Dr. Lusine Margaryan from the European Tourism Research Institute (ETOUR), Mid Sweden University, has been invited to contribute to the UN’s Intergovernmental Platform on Biodiversity and Ecosystem Services - IPBES - forthcoming report on the sustainable use of wild species.
– With the growing global environmental crisis related to biodiversity degradation and climate change, more and more wild species depend on human decision-making for their survival. The IPBES report is a global attempt to synthesize cutting edge scientific knowledge to help policy-makers in their decisions around this topic, she says.
In the new UN report, Dr. Margaryan will assess the sustainable use of wild species in the tourism industry. In November, she will participate in a conference in Nairobi, together with around 100 other experts from 45 countries, as part of the work with the IPBES report.
IPBES is an intergovernmental research platform established in 2012 with members from over 100 countries. Its aim is, among other things, to compile knowledge about biodiversity and ecosystem services, and IPBES´ function is similar to the one IPCC has in the field of climate change.

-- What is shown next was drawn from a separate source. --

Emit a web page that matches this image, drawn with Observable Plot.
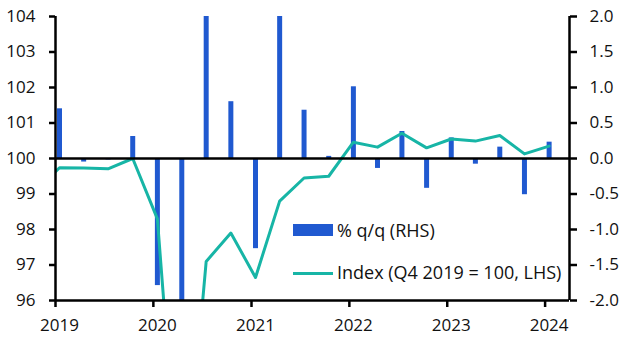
<!DOCTYPE html>
<html>
<head>
<meta charset="utf-8">
<script src="https://cdn.jsdelivr.net/npm/d3@7"></script>
<script src="https://cdn.jsdelivr.net/npm/@observablehq/plot@0.6"></script>
<style>
  html, body { margin: 0; padding: 0; background: #fff; }
  #wrap { position: relative; width: 629px; height: 344px; font-family: "Open Sans", sans-serif; }
  .lg { position: absolute; font-size: 18px; line-height: 18px; color: #111; white-space: nowrap; }
  .sw { position: absolute; }
</style>
</head>
<body>
<div id="wrap"></div>
<script>
// Quarter labels (2018Q4 is only partly visible at the left edge)
const quarters = ["2018Q4",
  "2019Q1","2019Q2","2019Q3","2019Q4",
  "2020Q1","2020Q2","2020Q3","2020Q4",
  "2021Q1","2021Q2","2021Q3","2021Q4",
  "2022Q1","2022Q2","2022Q3","2022Q4",
  "2023Q1","2023Q2","2023Q3","2023Q4",
  "2024Q1"];
// Index (Q4 2019 = 100, LHS)
const indexValues = [99.05,
  99.74, 99.73, 99.71, 100.0,
  98.3, 89.4, 97.1, 97.9,
  96.65, 98.8, 99.45, 99.5,
  100.46, 100.32, 100.71, 100.30,
  100.55, 100.49, 100.65, 100.13,
  100.35];
// % q/q (RHS)
const qoqValues = [null,
  0.70, -0.05, -0.02, 0.31,
  -1.79, -9.0, 8.6, 0.80,
  -1.27, 2.2, 0.68, 0.03,
  1.01, -0.14, 0.38, -0.42,
  0.29, -0.08, 0.16, -0.51,
  0.23];
const leftTicks = [96, 97, 98, 99, 100, 101, 102, 103, 104];
const tickYears = [2019, 2020, 2021, 2022, 2023, 2024];
const seriesNames = ["% q/q (RHS)", "Index (Q4 2019 = 100, LHS)"];

const BLUE = "#2059d0";
const TEAL = "#17b5a6";
const INK = "#111";

function qDate(q) {
  const y = +q.slice(0, 4), n = +q.slice(5);
  return new Date(Date.UTC(y, (n - 1) * 3, 16));
}
const rows = quarters.map((q, i) => ({date: qDate(q), idx: indexValues[i], qoq: qoqValues[i]}));
const barRows = rows.filter(d => d.qoq != null);
// RHS -> LHS mapping: 0 -> 100, 2.0 -> 104
const toLeft = v => 100 + 2 * v;
const x0 = new Date(Date.UTC(2019, 0, 1));
const x1 = new Date(Date.UTC(2024, 3, 1));
const yearDates = tickYears.map(y => new Date(Date.UTC(y, 0, 1)));

const chart = Plot.plot({
  width: 629,
  height: 344,
  marginLeft: 55,
  marginRight: 60,
  marginTop: 16,
  marginBottom: 44,
  style: {fontFamily: "Open Sans, sans-serif", fontSize: "17px", color: INK, background: "#fff", overflow: "visible"},
  x: {type: "utc", domain: [x0, x1], label: null},
  y: {domain: [96, 104], label: null},
  marks: [
    Plot.ruleX(barRows, {x: "date", y1: 100, y2: d => toLeft(d.qoq), stroke: BLUE, strokeWidth: 5, clip: true}),
    Plot.line(rows, {x: "date", y: "idx", stroke: TEAL, strokeWidth: 3, clip: true}),
    Plot.ruleY([96, 100], {stroke: "#000", strokeWidth: 2.5}),
    Plot.ruleX([x0, x1], {stroke: "#000", strokeWidth: 2.5}),
    Plot.axisY({anchor: "left", ticks: leftTicks, tickSize: 6, tickPadding: 14, strokeWidth: 2.5, stroke: "#000", fill: INK, label: null}),
    Plot.axisY({anchor: "right", ticks: leftTicks, tickFormat: d => ((d - 100) / 2).toFixed(1), tickSize: 7, tickPadding: 13, strokeWidth: 2.5, stroke: "#000", fill: INK, label: null}),
    Plot.axisX({ticks: yearDates, tickSize: 7, strokeWidth: 2.5, stroke: "#000", text: null, label: null}),
    Plot.axisX({ticks: yearDates, tickSize: 0, tickPadding: 18, dx: 4, tickFormat: d => String(d.getUTCFullYear()), fill: INK, label: null})
  ]
});

const wrap = document.getElementById("wrap");
wrap.appendChild(chart);

// Legend overlay inside the plot area
function addLegend() {
  const sw1 = document.createElement("div");
  sw1.className = "sw";
  Object.assign(sw1.style, {left: "293px", top: "224px", width: "40px", height: "12px", background: BLUE});
  const t1 = document.createElement("div");
  t1.className = "lg";
  Object.assign(t1.style, {left: "337px", top: "221px"});
  t1.textContent = seriesNames[0];
  const sw2 = document.createElement("div");
  sw2.className = "sw";
  Object.assign(sw2.style, {left: "293px", top: "272px", width: "40px", height: "3px", background: TEAL});
  const t2 = document.createElement("div");
  t2.className = "lg";
  Object.assign(t2.style, {left: "337px", top: "263px"});
  t2.textContent = seriesNames[1];
  [sw1, t1, sw2, t2].forEach(e => wrap.appendChild(e));
}
addLegend();
</script>
</body>
</html>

– This IPBES effort is yet another example of how tourism is connected to the central challenges of our time and it underscores the importance of serious scholarship to inform future policy development. Dr. Margaryan’s invitation to participate in this effort reflects her own expertise as well as the breadth and depth of the ETOUR environment at Mid Sweden University, says Dimitri Ioannides, Director of ETOUR.
Dr. Margaryan is a faculty member in the discipline of tourism studies at Mid Sweden University and has worked at ETOUR since 2012. Originally from Armenia, she was nominated to the IPBES by the Armenian government.
– In Chapter 2 of this extensive report, where I am directly involved, we try to understand the conceptualizations and practices of sustainable use of wild species. My task is to look at wildlife watching tourism as an example of using wildlife non-consumptively. With the unprecedented global expansion of tourism, it can do a lot of damage but can also significantly contribute to conservation. It is, therefore, important to have a clear understanding how to avoid the former and promote the latter.
The report will be completed in 2021.